## Exercise description
Under this line sits a listing. Repeat exactly and only its lines from the one holding "Output the Python" through the one holding "21.35, 22.81, 20.28]"; skip pictures.

## Dataset
===
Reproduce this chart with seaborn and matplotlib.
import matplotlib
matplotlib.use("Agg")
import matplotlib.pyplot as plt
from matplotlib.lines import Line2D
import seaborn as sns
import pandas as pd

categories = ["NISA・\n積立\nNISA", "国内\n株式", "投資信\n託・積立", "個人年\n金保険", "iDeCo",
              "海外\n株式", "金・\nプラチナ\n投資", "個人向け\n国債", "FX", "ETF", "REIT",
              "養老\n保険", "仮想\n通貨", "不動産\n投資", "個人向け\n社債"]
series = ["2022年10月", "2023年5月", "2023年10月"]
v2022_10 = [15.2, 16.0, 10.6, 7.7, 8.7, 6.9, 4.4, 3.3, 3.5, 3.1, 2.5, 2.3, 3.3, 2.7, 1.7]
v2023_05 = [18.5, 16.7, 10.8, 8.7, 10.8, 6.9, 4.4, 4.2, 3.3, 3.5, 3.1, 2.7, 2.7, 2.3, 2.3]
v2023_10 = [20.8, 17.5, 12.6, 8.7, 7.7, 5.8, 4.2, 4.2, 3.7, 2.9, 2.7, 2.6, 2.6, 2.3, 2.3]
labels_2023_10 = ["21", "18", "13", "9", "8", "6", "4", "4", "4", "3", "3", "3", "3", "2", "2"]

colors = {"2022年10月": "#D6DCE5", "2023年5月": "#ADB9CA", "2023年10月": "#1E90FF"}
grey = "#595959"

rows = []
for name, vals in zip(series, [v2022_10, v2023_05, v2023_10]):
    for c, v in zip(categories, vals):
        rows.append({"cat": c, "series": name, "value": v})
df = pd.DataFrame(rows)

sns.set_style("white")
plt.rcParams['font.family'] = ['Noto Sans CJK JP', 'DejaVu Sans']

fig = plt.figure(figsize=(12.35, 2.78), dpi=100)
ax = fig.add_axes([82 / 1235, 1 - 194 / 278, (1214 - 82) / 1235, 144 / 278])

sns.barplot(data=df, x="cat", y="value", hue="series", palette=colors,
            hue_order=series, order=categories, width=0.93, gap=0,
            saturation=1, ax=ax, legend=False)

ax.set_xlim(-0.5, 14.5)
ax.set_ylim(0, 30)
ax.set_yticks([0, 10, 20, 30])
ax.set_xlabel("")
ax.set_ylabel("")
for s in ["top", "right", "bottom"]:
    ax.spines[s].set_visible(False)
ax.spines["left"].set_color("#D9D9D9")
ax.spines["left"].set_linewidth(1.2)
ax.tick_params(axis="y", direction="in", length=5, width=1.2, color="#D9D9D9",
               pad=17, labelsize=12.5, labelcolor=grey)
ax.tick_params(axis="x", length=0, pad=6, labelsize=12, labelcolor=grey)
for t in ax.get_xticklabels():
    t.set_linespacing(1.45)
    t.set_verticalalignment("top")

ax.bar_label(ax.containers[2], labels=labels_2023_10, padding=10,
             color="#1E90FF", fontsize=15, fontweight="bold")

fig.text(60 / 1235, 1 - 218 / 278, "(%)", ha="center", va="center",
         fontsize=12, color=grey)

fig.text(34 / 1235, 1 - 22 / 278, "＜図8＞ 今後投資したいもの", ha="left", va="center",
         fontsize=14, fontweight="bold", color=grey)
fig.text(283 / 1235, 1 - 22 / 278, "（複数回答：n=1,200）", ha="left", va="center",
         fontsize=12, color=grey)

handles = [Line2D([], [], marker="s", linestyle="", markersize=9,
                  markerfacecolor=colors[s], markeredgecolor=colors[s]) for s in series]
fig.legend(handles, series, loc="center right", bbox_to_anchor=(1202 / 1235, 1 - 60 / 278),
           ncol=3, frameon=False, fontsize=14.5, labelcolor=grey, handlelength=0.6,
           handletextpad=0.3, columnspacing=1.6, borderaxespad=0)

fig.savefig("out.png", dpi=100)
===
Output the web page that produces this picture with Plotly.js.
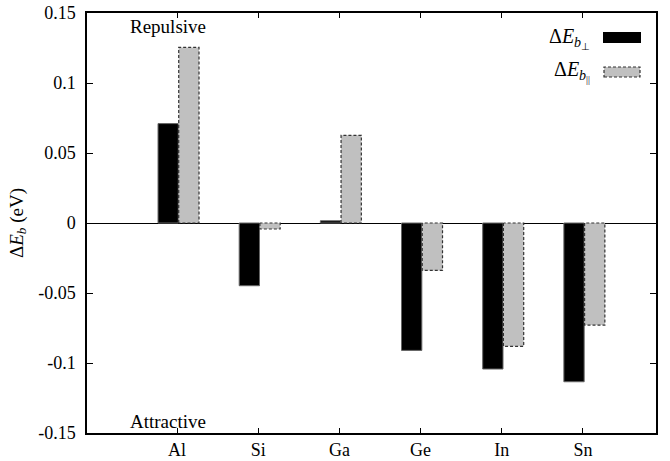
===
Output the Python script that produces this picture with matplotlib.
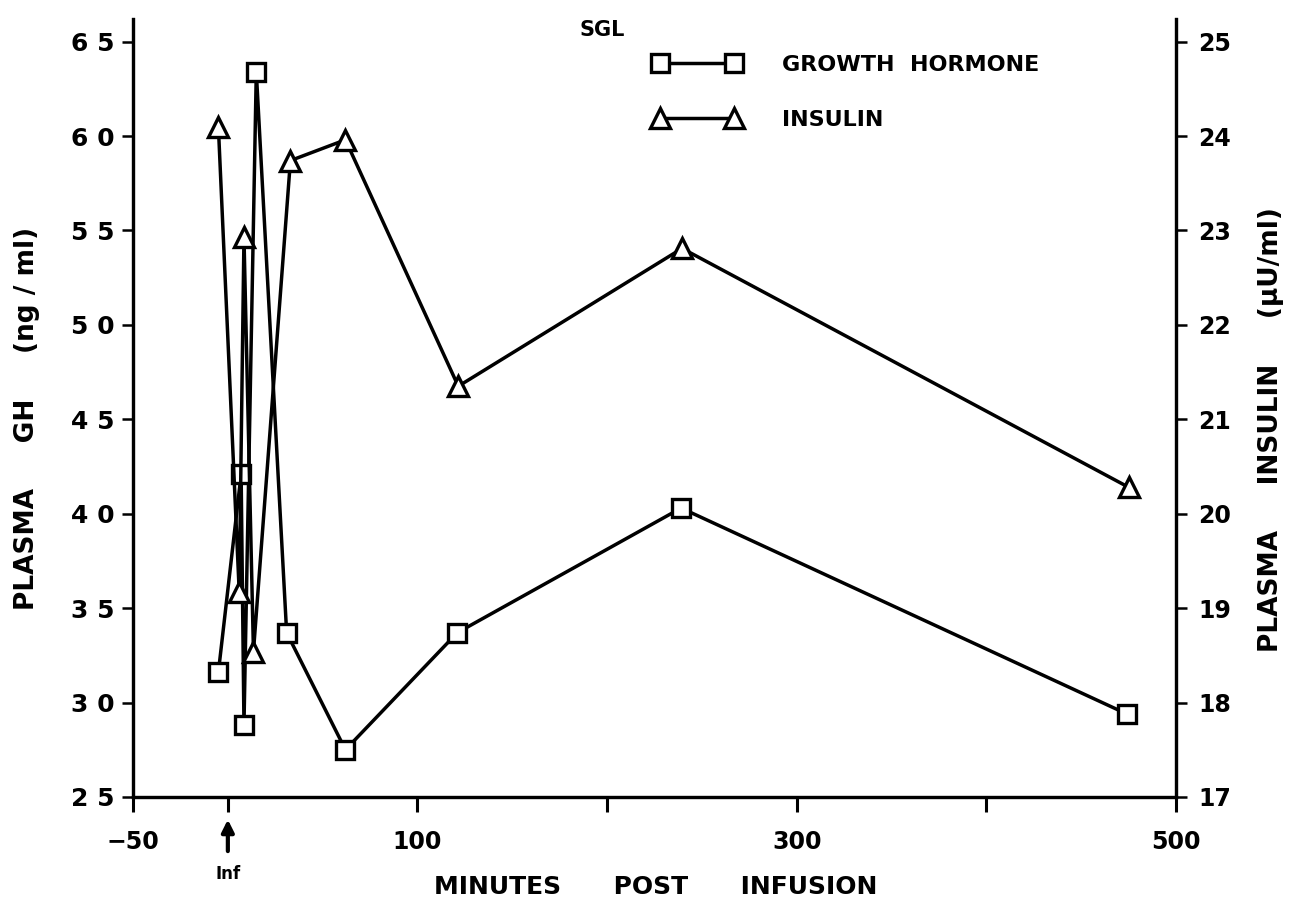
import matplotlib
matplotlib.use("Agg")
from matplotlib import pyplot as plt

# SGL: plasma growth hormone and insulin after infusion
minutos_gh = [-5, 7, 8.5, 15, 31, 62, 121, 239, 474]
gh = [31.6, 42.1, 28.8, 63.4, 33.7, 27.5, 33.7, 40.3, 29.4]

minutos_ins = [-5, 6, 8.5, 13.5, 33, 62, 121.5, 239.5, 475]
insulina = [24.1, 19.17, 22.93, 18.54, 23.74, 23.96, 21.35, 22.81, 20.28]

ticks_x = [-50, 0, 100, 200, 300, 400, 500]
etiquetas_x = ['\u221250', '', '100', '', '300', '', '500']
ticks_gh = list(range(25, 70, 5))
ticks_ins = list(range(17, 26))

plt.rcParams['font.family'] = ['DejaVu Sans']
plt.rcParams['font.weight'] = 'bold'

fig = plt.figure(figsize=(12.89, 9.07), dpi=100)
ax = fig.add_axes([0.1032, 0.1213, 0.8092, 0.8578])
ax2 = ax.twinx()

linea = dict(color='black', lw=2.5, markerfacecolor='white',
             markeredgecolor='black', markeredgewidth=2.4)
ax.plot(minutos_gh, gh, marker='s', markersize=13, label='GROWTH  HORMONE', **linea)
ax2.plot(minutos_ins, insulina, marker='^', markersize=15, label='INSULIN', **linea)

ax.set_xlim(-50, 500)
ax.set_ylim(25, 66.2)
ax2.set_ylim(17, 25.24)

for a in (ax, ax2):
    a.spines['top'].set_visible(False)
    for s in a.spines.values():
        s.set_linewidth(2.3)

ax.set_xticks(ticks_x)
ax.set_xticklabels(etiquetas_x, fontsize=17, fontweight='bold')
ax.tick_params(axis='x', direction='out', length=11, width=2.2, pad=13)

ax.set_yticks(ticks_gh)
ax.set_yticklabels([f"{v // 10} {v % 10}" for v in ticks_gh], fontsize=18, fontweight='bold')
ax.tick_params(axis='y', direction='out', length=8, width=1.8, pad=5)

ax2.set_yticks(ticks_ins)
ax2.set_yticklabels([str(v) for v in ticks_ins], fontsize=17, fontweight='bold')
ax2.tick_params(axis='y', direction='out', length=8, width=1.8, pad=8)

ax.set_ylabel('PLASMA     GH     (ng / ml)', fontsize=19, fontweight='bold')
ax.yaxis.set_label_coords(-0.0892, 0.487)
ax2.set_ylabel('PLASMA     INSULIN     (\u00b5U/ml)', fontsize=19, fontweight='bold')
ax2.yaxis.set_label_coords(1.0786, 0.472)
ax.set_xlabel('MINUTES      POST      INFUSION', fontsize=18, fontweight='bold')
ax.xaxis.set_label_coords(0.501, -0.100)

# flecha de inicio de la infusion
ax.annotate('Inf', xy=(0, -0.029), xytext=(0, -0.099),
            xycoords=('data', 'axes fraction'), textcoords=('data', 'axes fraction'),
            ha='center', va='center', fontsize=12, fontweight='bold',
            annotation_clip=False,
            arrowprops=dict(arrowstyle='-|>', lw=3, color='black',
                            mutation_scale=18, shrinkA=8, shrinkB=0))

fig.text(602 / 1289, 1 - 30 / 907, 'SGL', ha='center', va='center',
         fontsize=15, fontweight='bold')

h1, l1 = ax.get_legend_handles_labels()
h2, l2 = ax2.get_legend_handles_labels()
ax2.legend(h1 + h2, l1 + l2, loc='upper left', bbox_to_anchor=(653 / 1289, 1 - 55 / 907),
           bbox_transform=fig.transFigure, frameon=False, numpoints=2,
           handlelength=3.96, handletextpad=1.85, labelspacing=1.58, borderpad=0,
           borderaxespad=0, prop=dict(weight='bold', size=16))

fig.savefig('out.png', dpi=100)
===
## Full response
Output the Python script that produces this picture with matplotlib.
import matplotlib
matplotlib.use("Agg")
from matplotlib import pyplot as plt

# SGL: plasma growth hormone and insulin after infusion
minutos_gh = [-5, 7, 8.5, 15, 31, 62, 121, 239, 474]
gh = [31.6, 42.1, 28.8, 63.4, 33.7, 27.5, 33.7, 40.3, 29.4]

minutos_ins = [-5, 6, 8.5, 13.5, 33, 62, 121.5, 239.5, 475]
insulina = [24.1, 19.17, 22.93, 18.54, 23.74, 23.96, 21.35, 22.81, 20.28]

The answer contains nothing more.